RUGGINE - RECENSIONE
Recensione
Recensione di Mirko Nottoli
Ci si lamenta che il cinema italiano è in crisi poi ancora si spendono soldi per produrre film come questo, Ruggine di Daniele Gaglianone, pretenzioso fin dal titolo, con il sostegno di quasi tutta l'intellighenzia cinematografica nostrana, La Fandango, Rai Cinema, un parterre di attori di grido, la partecipazione al Festival di Venezia, interviste e proclami (qualcuno l'ha definito una "favola gotica"). Così qualche fesso che attirato dai grandi nomi va al cinema e paga il biglietto, lo si trova. Se poi però la volta successiva costui non si fida più di certo cinema casereccio, impregnato di impegno sociale ed elitarismo culturale posticci, e se ne va a vedere Cowboys and Aliens, non si può mica dargli torto!
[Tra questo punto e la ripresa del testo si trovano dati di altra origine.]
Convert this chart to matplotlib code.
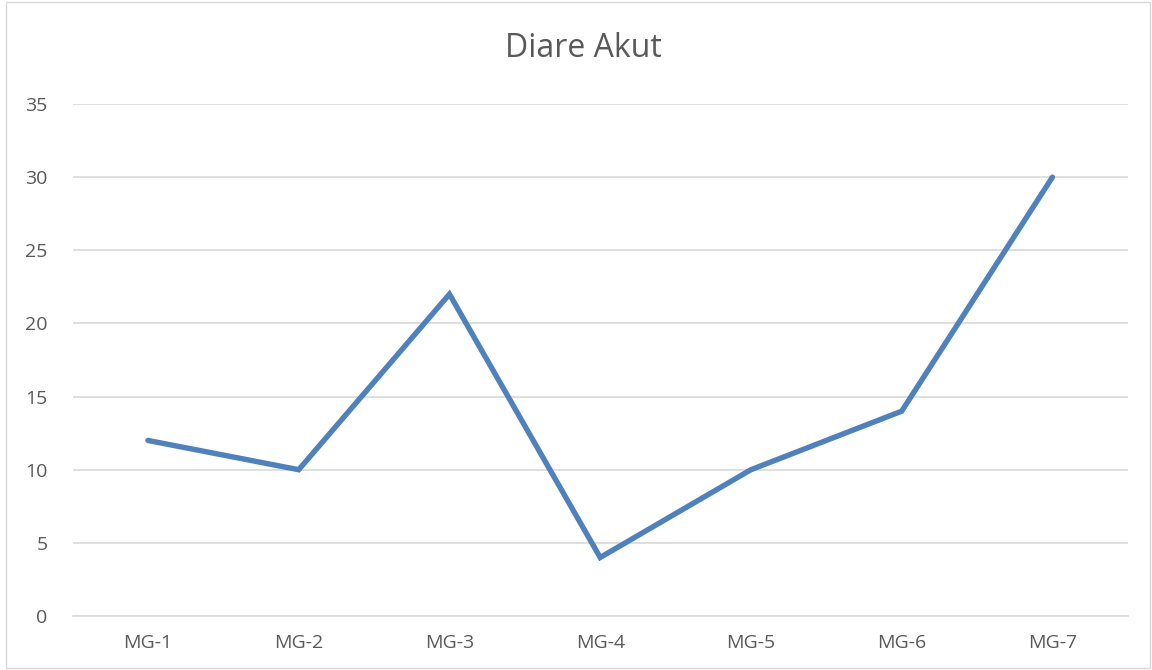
import matplotlib
matplotlib.use("Agg")
import matplotlib.pyplot as plt
from matplotlib.patches import Rectangle

categories = ["MG-1", "MG-2", "MG-3", "MG-4", "MG-5", "MG-6", "MG-7"]
values = [12, 10, 22, 4, 10, 14, 30]
yticks = [0, 5, 10, 15, 20, 25, 30, 35]

plt.rcParams['font.family'] = ['Open Sans', 'DejaVu Sans']

fig = plt.figure(figsize=(11.52, 6.70), dpi=100)
ax = fig.add_axes([0.063, 0.0806, 0.916, 0.7642])

x = list(range(len(categories)))
ax.plot(x, values, color='#4F81BD', linewidth=3.9, solid_capstyle='round',
        solid_joinstyle='miter')

ax.set_xlim(-0.5, len(categories) - 0.5)
ax.set_ylim(0, 35)
ax.set_yticks(yticks)
ax.set_xticks(x)
ax.set_xticklabels(categories)
ax.grid(axis='y', color='#D9D9D9', linewidth=1.2)
ax.set_axisbelow(True)
for s in ['top', 'right', 'left']:
    ax.spines[s].set_visible(False)
ax.spines['bottom'].set_color('#D9D9D9')
ax.spines['bottom'].set_linewidth(1.2)
ax.tick_params(length=0, labelsize=14, colors='#595959', pad=13)
ax.tick_params(axis='y', pad=18)

fig.text(0.506, 0.927, "Diare Akut", ha='center', va='center',
         fontsize=23, color='#595959')

fig.patches.append(Rectangle((0.005, 0.003), 0.993, 0.994, transform=fig.transFigure,
                             fill=False, edgecolor='#D9D9D9', linewidth=1))

fig.savefig("out.png", dpi=100)
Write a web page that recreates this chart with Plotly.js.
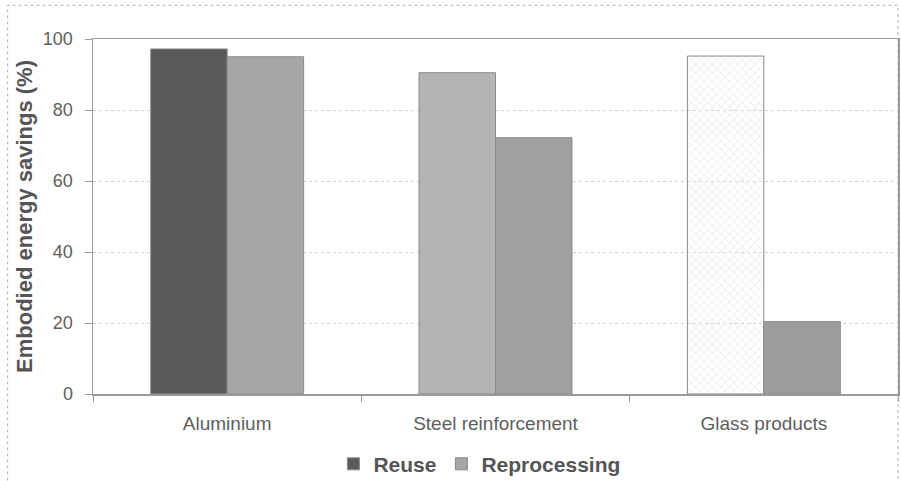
<!DOCTYPE html>
<html>
<head>
<meta charset="utf-8">
<script src="https://cdn.plot.ly/plotly-3.0.1.min.js"></script>
<style>
  html, body { margin: 0; padding: 0; background: #fff; }
  #chart { width: 901px; height: 481px; }
</style>
</head>
<body>
<div id="chart"></div>
<script>
const categories = ["Aluminium", "Steel reinforcement", "Glass products"];
const reuseValues = [97.2, 90.5, 95.2];
const reprocessingValues = [95, 72.2, 20.4];
const yTicks = [0, 20, 40, 60, 80, 100];

const reuseColors = ["#5a5a5a", "#b4b4b4", "#efefef"];
const reprocessingColors = ["#a6a6a6", "#a0a0a0", "#9c9c9c"];

const traces = [
  {
    type: "bar",
    name: "Reuse",
    x: categories,
    y: reuseValues,
    marker: {
      color: reuseColors,
      line: { color: "#8a8a8a", width: 1 },
      pattern: { shape: ["", "", "x"], fgcolor: "#bdbdbd", size: 6, solidity: 0.3 }
    },
    hoverinfo: "x+y"
  },
  {
    type: "bar",
    name: "Reprocessing",
    x: categories,
    y: reprocessingValues,
    marker: {
      color: reprocessingColors,
      line: { color: "#8a8a8a", width: 1 }
    },
    hoverinfo: "x+y"
  }
];

const layout = {
  width: 901,
  height: 481,
  margin: { l: 93, r: 3, t: 39, b: 87, autoexpand: false },
  paper_bgcolor: "#ffffff",
  plot_bgcolor: "#ffffff",
  barmode: "group",
  bargap: 0.43,
  bargroupgap: 0,
  font: { family: "Liberation Sans, Arial, sans-serif", color: "#555" },
  xaxis: {
    type: "category",
    showline: true,
    linecolor: "#9a9a9a",
    linewidth: 1.5,
    mirror: true,
    showgrid: false,
    ticks: "outside",
    tickson: "boundaries",
    ticklen: 6,
    tickcolor: "#9a9a9a",
    ticklabelstandoff: 12,
    tickfont: { size: 19, color: "#5e5e5e" },
    fixedrange: true
  },
  yaxis: {
    range: [0, 100],
    tickvals: yTicks,
    ticktext: yTicks.map(String),
    ticks: "outside",
    ticklen: 7,
    tickcolor: "#9a9a9a",
    ticklabelstandoff: 8,
    showline: true,
    linecolor: "#9a9a9a",
    linewidth: 1.5,
    mirror: true,
    showgrid: true,
    gridcolor: "#d0d0d0",
    griddash: "dot",
    zeroline: false,
    tickfont: { size: 18, color: "#5e5e5e" },
    title: {
      text: "<b>Embodied energy savings (%)</b>",
      font: { size: 22, color: "#555" },
      standoff: 4
    },
    fixedrange: true
  },
  legend: {
    orientation: "h",
    x: 0.48,
    xanchor: "center",
    yref: "container",
    y: 0.035,
    yanchor: "middle",
    bgcolor: "rgba(0,0,0,0)",
    font: { size: 21, color: "#555", weight: "bold" },
    itemwidth: 30,
    traceorder: "normal"
  },
  showlegend: true,
  shapes: [
    {
      type: "rect", xref: "paper", yref: "paper",
      x0: -0.106, x1: 1.0, y0: -0.3, y1: 1.095,
      line: { color: "#b0b0b0", width: 1, dash: "dot" },
      fillcolor: "rgba(0,0,0,0)", layer: "below"
    }
  ]
};

Plotly.newPlot("chart", traces, layout, { displayModeBar: false, staticPlot: true });
</script>
</body>
</html>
Sono tutti da denuncia penale: Filippo Timi con lo sguardo sbarrato, le occhiaie e i capelli in disordine, che canta a squarciagola in primissimo piano contro il sole al tramonto; Stefano Accorsi che per quasi due ore fa la lotta col figlio, rotolandosi sul letto con dei calzetti orrendi; Valerio Mastandrea al bar a pontificare sul niente in compagnia di due disgraziati che fanno d'arredamento seduti al tavolo; Valeria Solarino che è "strana" e quindi indossa un paio di scarpe da clown. Gente che, nella simbologia da psicanalista con le pezze al culo di Ruggine, ha subito un forte trauma da piccola e non si è più ripresa. Per cui ci si chiede cosa abbiano fatto costoro negli ultimi trent'anni se sono ancora a questo punto, la Solarino a ripetere come un mantra "giocare e chiavare", Mastandrea "coppola di mminchia", Accorsi a fare l'idiota nel ruolo di Black Dragon di cui imita persin le voci. Ovviamente il più da denuncia è Daniele Gaglianone, al quale auguriamo di non riprendere più in mano una macchina da presa per il resto della vita, che non capisce che un dramma di queste proporzioni non avrebbe bisogno di nessun orpello (Mystic River, Happiness , Perdona e dimentica, Little Children, non li abbiamo per
caso visti?) e appesantisce la narrazione con un armamentario linguistico-formale intollerabile, raffazzonato e retorico, fatto di continui controluce, fuori-fuoco, suoni cacofonici a base di rumori metallici e stridenti. Banale prosopopea priva di fondamenta che ingenuamente vorrebbe acuire il pathos e invece produce solo noia e fastidio. Non vi è una sola situazione credibile, non una sequenza, non una faccia giusta al posto giusto (a proposito: perché Mastandrea da piccolo sembra Stefano Ricucci?). Tutto è sovra-recitato e sovraesposto, tutto annega in un mare di convenzioni e stereotipi innaturali da recita scolastica, a cominciare dall'imbarazzante siparietto del consiglio di classe che sembra improvvisato lì seduta stante, per finire con la tesi di fondo che Ruggine vuole smerciare sotto forma di denuncia classista e razziale, in un quartiere periferico della Torino anni '70 popolato da emigranti del sud, secondo cui, "il mostro", "l'orco", un Timi, ribadiamolo, da 10 anni di fucilazione alla schiena, che avvicina le bambine e le uccide brutalmente, non verrebbe sospettato in quanto "medico", in quanto personalità stimata dal resto della comunità. Poco importa se lo stesso medico, tal dottor Boldrini, abusa della bambine in pieno giorno, si cala le braghe dove chiunque può vederlo, dà di matto anche di fronte alle pazienti, sbraita da solo e inneggia a Hitler, tanto basta additare al solito presunto e generico perbenismo medio-borghese interessato solo alle apparenze. Raramente si è vista una peggiore direzione degli attori, una tale incapacità di rappresentazione, una tale mancanza di gusto e di misura nel trattare un argomento che necessiterebbe di un bisturi e invece si va giù di vanga convinti che sia un bisturi. Avevamo storto il naso di fronte a Ezio Greggio che apriva il Festival di Venezia ma dopo aver visto Ruggine, 10, 100, 1000 Box Office 3D!